Companies will need to walk and chew gum at the same time, tracking federal efforts to curtail state AI laws while remaining in compliance with state AI rules that stay on the books, especially in blue states. Whether operating as a developer or deployer of AI, companies may consider reviewing existing compliance programs and engaging with counsel to prepare for federal and state regulatory contingencies as the AI tumult continues.

What Are Our Clients Asking About?

Under the New French Law on PFAS, Is There a List of CAS Numbers for the Substances in Scope? And What Are the Methods to Verify Their Presence and Concentration? Is There a Transition Period for Products Already in Stock?

Answered by Dieudonné Ymedji, Senior Regulatory Compliance Specialist

The French Law No. 2025-108 and its implementing Decree No. 2025-1376 do not provide a comprehensive list of CAS numbers for all PFAS substances. Instead, they categorize PFAS substances as a class and establish specific thresholds for total fluorine and individual PFAS compounds. In alignment with the OECD (2021) definition, PFAS substances are generally described in the Decree as “any substance containing at least one fully fluorinated methyl (-CF₃) or methylene (-CF₂-) carbon atom without any attached H, Cl, Br, or I atoms.”

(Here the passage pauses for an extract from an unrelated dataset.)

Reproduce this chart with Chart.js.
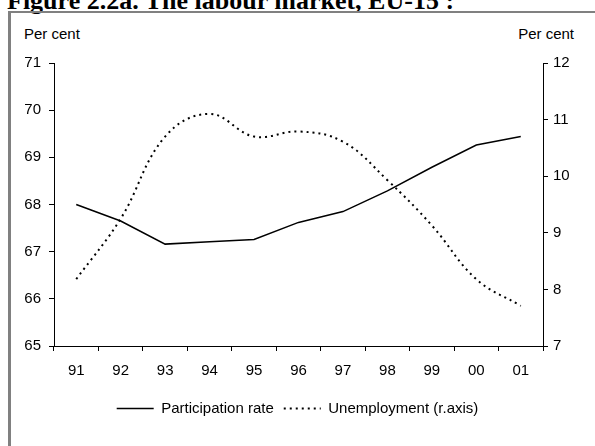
<!DOCTYPE html>
<html>
<head>
<meta charset="utf-8">
<script src="https://cdn.jsdelivr.net/npm/chart.js@4.4.0/dist/chart.umd.min.js"></script>
<style>
  body { margin: 0; background: #fff; }
  #wrap { position: relative; width: 595px; height: 446px; overflow: hidden; background: #fff; }
  #title { position: absolute; left: 7px; top: -12px; font: bold 26px "Liberation Serif", "Times New Roman", serif; line-height: 26px; white-space: nowrap; color: #000; }
  #frameTop { position: absolute; left: 8px; top: 11px; width: 587px; height: 2px; background: #808080; }
  #frameLeft { position: absolute; left: 8px; top: 11px; width: 3px; height: 435px; background: #808080; }
  .unit { position: absolute; top: 25px; font: 15px "Liberation Sans", Arial, sans-serif; color: #000; }
  #unitL { left: 24px; }
  #unitR { right: 21px; }
  canvas { position: absolute; left: 0; top: 0; }
</style>
</head>
<body>
<div id="wrap">
  <div id="title">Figure 2.2a. The labour market, EU-15 :</div>
  <div id="frameTop"></div>
  <div id="frameLeft"></div>
  <div class="unit" id="unitL">Per cent</div>
  <div class="unit" id="unitR">Per cent</div>
  <canvas id="chart_labour" width="595" height="446"></canvas>
</div>
<script>
const years = ['91', '92', '93', '94', '95', '96', '97', '98', '99', '00', '01'];
const participation = [68.0, 67.65, 67.16, 67.21, 67.26, 67.62, 67.85, 68.29, 68.79, 69.26, 69.44];
const unemployment = [8.18, 9.25, 10.70, 11.10, 10.70, 10.79, 10.61, 9.93, 9.13, 8.18, 7.71];

const fontFamily = '"Liberation Sans", Arial, sans-serif';

const chartData = {
  labels: years,
  datasets: [
    {
      label: 'Participation rate',
      data: participation,
      borderColor: '#000',
      backgroundColor: '#000',
      borderWidth: 1.5,
      pointRadius: 0,
      tension: 0,
      pointStyle: 'line',
      yAxisID: 'y'
    },
    {
      label: 'Unemployment (r.axis)',
      data: unemployment,
      borderColor: '#000',
      backgroundColor: '#000',
      borderWidth: 2,
      borderDash: [2, 4],
      pointRadius: 0,
      tension: 0.4,
      pointStyle: 'line',
      yAxisID: 'y1'
    }
  ]
};

// legend line samples take the dash of their dataset
function legendLabels(chart) {
  return Chart.defaults.plugins.legend.labels.generateLabels(chart).map((item, i) => {
    const ds = chart.data.datasets[i];
    item.lineDash = ds.borderDash || [];
    item.lineWidth = ds.borderWidth;
    return item;
  });
}

const chartConfig = {
  type: 'line',
  data: chartData,
  options: {
    responsive: false,
    animation: false,
    layout: { padding: { top: 63, left: 0, right: 0, bottom: 20 } },
    plugins: {
      tooltip: { enabled: false },
      legend: {
        position: 'bottom',
        labels: {
          color: '#000',
          font: { family: fontFamily, size: 15 },
          usePointStyle: true,
          pointStyleWidth: 37,
          padding: 10,
          generateLabels: legendLabels
        }
      }
    },
    scales: {
      x: {
        offset: true,
        afterFit: s => { s.height = 45; },
        grid: { offset: true, drawOnChartArea: false, tickLength: 5, color: '#000' },
        border: { color: '#000', width: 1 },
        ticks: { color: '#000', font: { family: fontFamily, size: 15 }, padding: 11, maxRotation: 0 }
      },
      y: {
        position: 'left',
        min: 65,
        max: 71,
        afterFit: s => { s.width = 54; },
        grid: { drawOnChartArea: false, tickLength: 5, color: '#000' },
        border: { color: '#000', width: 1 },
        ticks: { stepSize: 1, color: '#000', font: { family: fontFamily, size: 15 }, padding: 8 }
      },
      y1: {
        position: 'right',
        min: 7,
        max: 12,
        afterFit: s => { s.width = 52; },
        grid: { drawOnChartArea: false, tickLength: 5, color: '#000' },
        border: { color: '#000', width: 1 },
        ticks: { stepSize: 1, color: '#000', font: { family: fontFamily, size: 15 }, padding: 5 }
      }
    }
  }
};

const chartElement = document.getElementById('chart_labour');
const chart = new Chart(chartElement, chartConfig);
</script>
</body>
</html>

Additionally, the Decree does not designate a specific “official” analytical technique or testing method for determining PFAS thresholds in products. Instead, it emphasizes concentration limits, suggesting that any validated analytical method, such as liquid chromatography–tandem mass spectrometry (LC-MS/MS), ion chromatography, or other suitable methods that can meet these limits, is acceptable. In practice, companies are required to use accredited laboratories and standardized analytical methods to verify compliance with the specified thresholds. 

Regarding the final aspect of your query, the decree prohibits, from 1 January 2026, the manufacture, import, export, and sale of a wide range of PFAS-treated products, including textiles, clothing, footwear, cosmetics, and wax products. According to Article 2, products manufactured before this date can be sold or exported until 31 December 2026, giving businesses time to adjust to the new regulations.